I have attempted to write the following account of myself, as if I were a dead man in another world looking back at my own life. Nor have I found this difficult, for life is nearly over with me. I have taken no pains about my style of writing.
This is the quintessential scientific autobiography, a brief and charming book that Darwin wrote “for nearly an hour on most afternoons” for a little over two months. Originally published in 1887—five years after the naturalist’s death—it was somewhat censored, the more controversial religious opinions being taken out. It was only in 1958, to celebrate the centennial of The Origin of Species, that the full version was restored, edited by one of Darwin’s granddaughters, Nora Barlow.
The religious opinions that Darwin expresses are, nowadays, not enough to raise eyebrows.

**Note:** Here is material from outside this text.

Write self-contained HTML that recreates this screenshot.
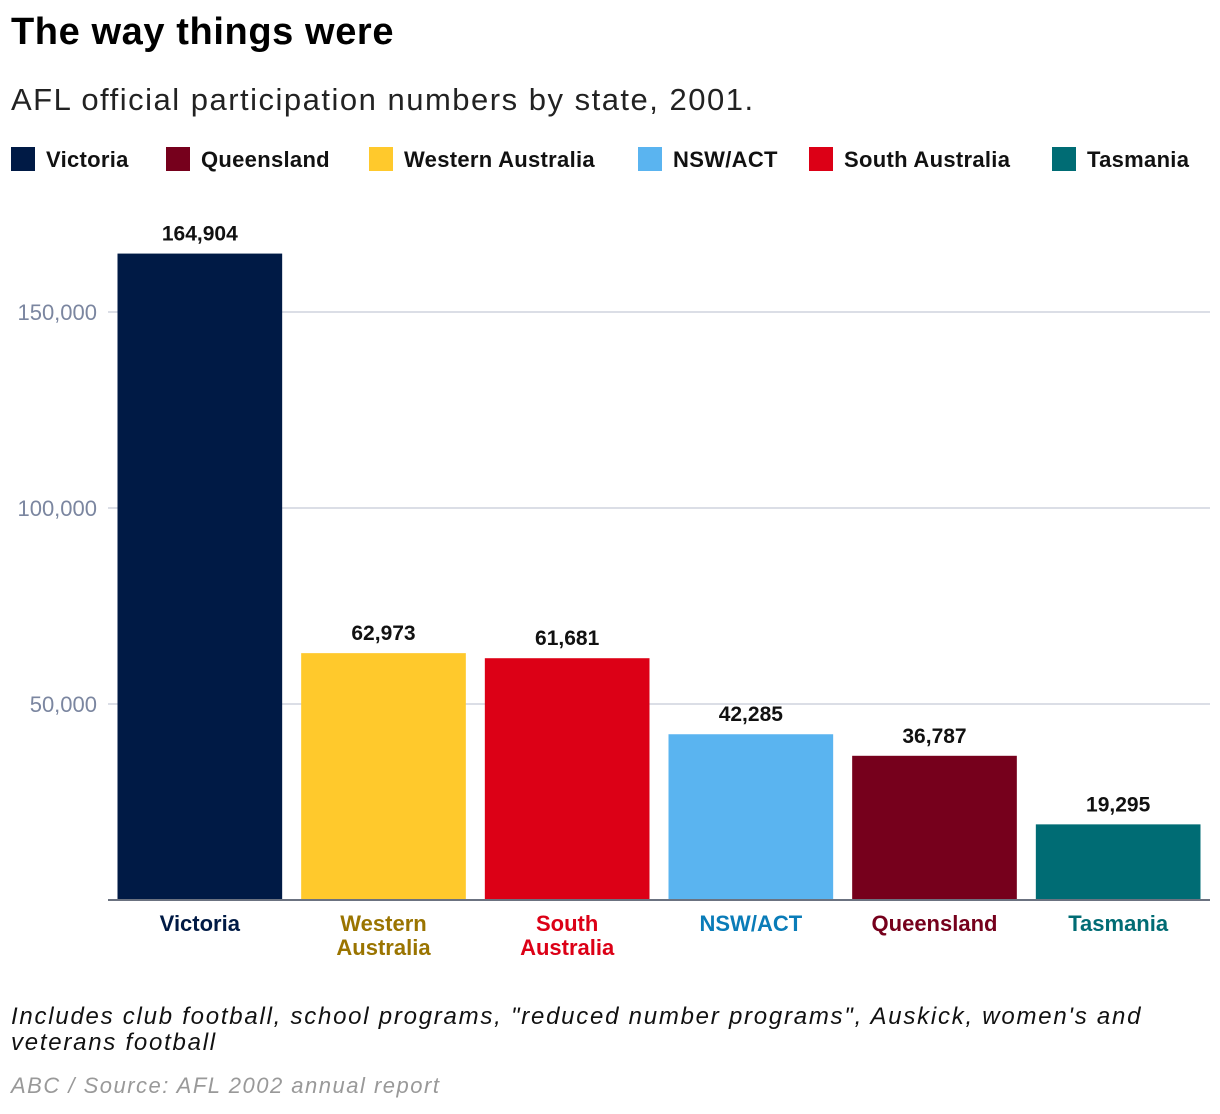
<!DOCTYPE html>
<html><head><meta charset="utf-8"><style>
body{margin:0;width:1220px;height:1114px;background:#fff;font-family:"Liberation Sans",sans-serif;position:relative;overflow:hidden}
.abs{position:absolute;white-space:nowrap}
.leg{position:absolute;top:147px;height:26px;font-size:22px;color:#111;font-weight:bold;line-height:26px;letter-spacing:0.3px}
.leg span{display:inline-block;width:24px;height:24px;vertical-align:-4px;margin-right:11px}
</style></head><body>
<div class="abs" style="left:11px;top:11px;font-size:38px;font-weight:bold;letter-spacing:0.6px">The way things were</div>
<div class="abs" style="left:11px;top:82px;font-size:31px;color:#222;letter-spacing:1.5px">AFL official participation numbers by state, 2001.</div>
<div class="leg" style="left:11px"><span style="background:#001a45"></span>Victoria</div>
<div class="leg" style="left:166px"><span style="background:#76001c"></span>Queensland</div>
<div class="leg" style="left:369px"><span style="background:#ffc92c"></span>Western Australia</div>
<div class="leg" style="left:638px"><span style="background:#5ab4f0"></span>NSW/ACT</div>
<div class="leg" style="left:809px"><span style="background:#dc0016"></span>South Australia</div>
<div class="leg" style="left:1052px"><span style="background:#006c74"></span>Tasmania</div>
<svg id="chart" width="1220" height="1114" style="position:absolute;left:0;top:0" font-family="Liberation Sans, sans-serif"></svg>
<div class="abs" style="left:11px;top:1004px;font-size:24px;font-style:italic;color:#111;line-height:26px;letter-spacing:1.75px">Includes club football, school programs, "reduced number programs", Auskick, women's and<br>veterans football</div>
<div class="abs" style="left:11px;top:1073px;font-size:22px;font-style:italic;color:#999;letter-spacing:1.5px">ABC / Source: AFL 2002 annual report</div>
<script>
const categories=["Victoria","Western Australia","South Australia","NSW/ACT","Queensland","Tasmania"];
const labelLines=[["Victoria"],["Western","Australia"],["South","Australia"],["NSW/ACT"],["Queensland"],["Tasmania"]];
const values=[164904,62973,61681,42285,36787,19295];
const valueLabels=["164,904","62,973","61,681","42,285","36,787","19,295"];
const barColors=["#001a45","#ffc92c","#dc0016","#5ab4f0","#76001c","#006c74"];
const labelColors=["#001a45","#9a7400","#dc0016","#0a7cb8","#76001c","#006c74"];
const ticks=[50000,100000,150000];
const tickLabels=["50,000","100,000","150,000"];
const svg=document.getElementById('chart');const NS="http://www.w3.org/2000/svg";
const x0=108,x1=1210,y0=900,pxPer=196/50000;
const y=v=>y0-v*pxPer;
const band=(x1-x0)/categories.length,pad=9.5;
function mk(t,a,txt){const e=document.createElementNS(NS,t);for(const k in a)e.setAttribute(k,a[k]);if(txt!==undefined)e.textContent=txt;svg.appendChild(e);return e;}
ticks.forEach((t,i)=>{
 const g=mk('line',{x1:x0,x2:x1,y1:y(t),y2:y(t),stroke:'#cfd3de','stroke-width':1.5});
 
 
 const l=mk('text',{x:97,y:y(t)+8,'text-anchor':'end','font-size':22,fill:'#7b86a0'},tickLabels[i]);
 
 
});
values.forEach((v,i)=>{
 const bx=x0+i*band+pad,bw=band-2*pad;
 const r=mk('rect',{x:bx,y:y(v),width:bw,height:y0-y(v),fill:barColors[i]});
 
 
 const t=mk('text',{x:bx+bw/2,y:y(v)-13,'text-anchor':'middle','font-size':21,'font-weight':'bold',fill:'#111'},valueLabels[i]);
 
 
 labelLines[i].forEach((ln,j)=>{
  const c=mk('text',{x:bx+bw/2,y:y0+31+j*24,'text-anchor':'middle','font-size':22,'font-weight':'bold',fill:labelColors[i]},ln);
  
  
 });
});
const ax=mk('line',{x1:x0,x2:x1,y1:y0,y2:y0,stroke:'#6b7280','stroke-width':2});


</script>
</body></html>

In short, his travels and his research slowly eroded his faith until all that remained was an untroubled agnosticism. What is interesting is that Darwin attributes to his loss of faith his further loss of sensitivity to music and to grand natural scenes. Apparently, in later life he found himself unable to experience the sublime. His scientific work also caused him to lose his appreciation for music, pictures, and poetry, which he heartily regrets: “My mind seems to have become a kind of machine for grinding general laws out of large collections of facts,” he says, and attributes to this the fact that “for many years I cannot endure to read a line of poetry.”
The most striking and lovable of Darwin’s qualities is his humility. He notes his lack of facility with foreign languages (which partially caused him to refuse Marx’s offer to dedicate Kapital to him), his terrible ear for music, his difficulty with writing, his incompetence in mathematics, and repeatedly laments his lack of higher aesthetic sensitivities. His explanation for his great scientific breakthrough is merely a talent for observation and dogged persistence. He even ends the book by saying: “With such moderate abilities as I possess, it is truly surprising that thus I should have influenced to a considerable extent the beliefs of scientific men on some important point.” It is remarkable that such a modest and retiring man should have stirred up one of the greatest revolutions in Western thought. Few thinkers have been more averse to controversy.
This little book also offers some reflection on the development of his theory—with the oft-quoted paragraph about reading Malthus—as well as several good portraits of contemporary thinkers. But the autobiography is not nearly as full as one might expect, since Darwin skips over his voyage on the Beagle (he had already written an excellent book about it) and since the second half of his life was extremely uneventful. For Darwin developed a mysterious ailment that kept his mostly house-bound, so much so that he did not even go to his father’s funeral. The explanation eluded doctors in his time and has resisted firm diagnosis ever since. But the consensus seems to be that it was at least in part psychological. It did give Darwin a convenient excuse to avoid society and focus on his work.
The final portrait which emerges is that of a scrupulous, methodical, honest, plainspoken, diffident, and level-headed fellow. It is easy to imagine him as a retiring uncle or a reserved high school teacher. That such a man, through a combination of genius and circumstance—and do not forget that he almost did not go on that famous voyage—could scandalize the public and make a fundamental contribution to our picture of the universe, is perhaps the greatest argument that ever was against the eccentric genius trope.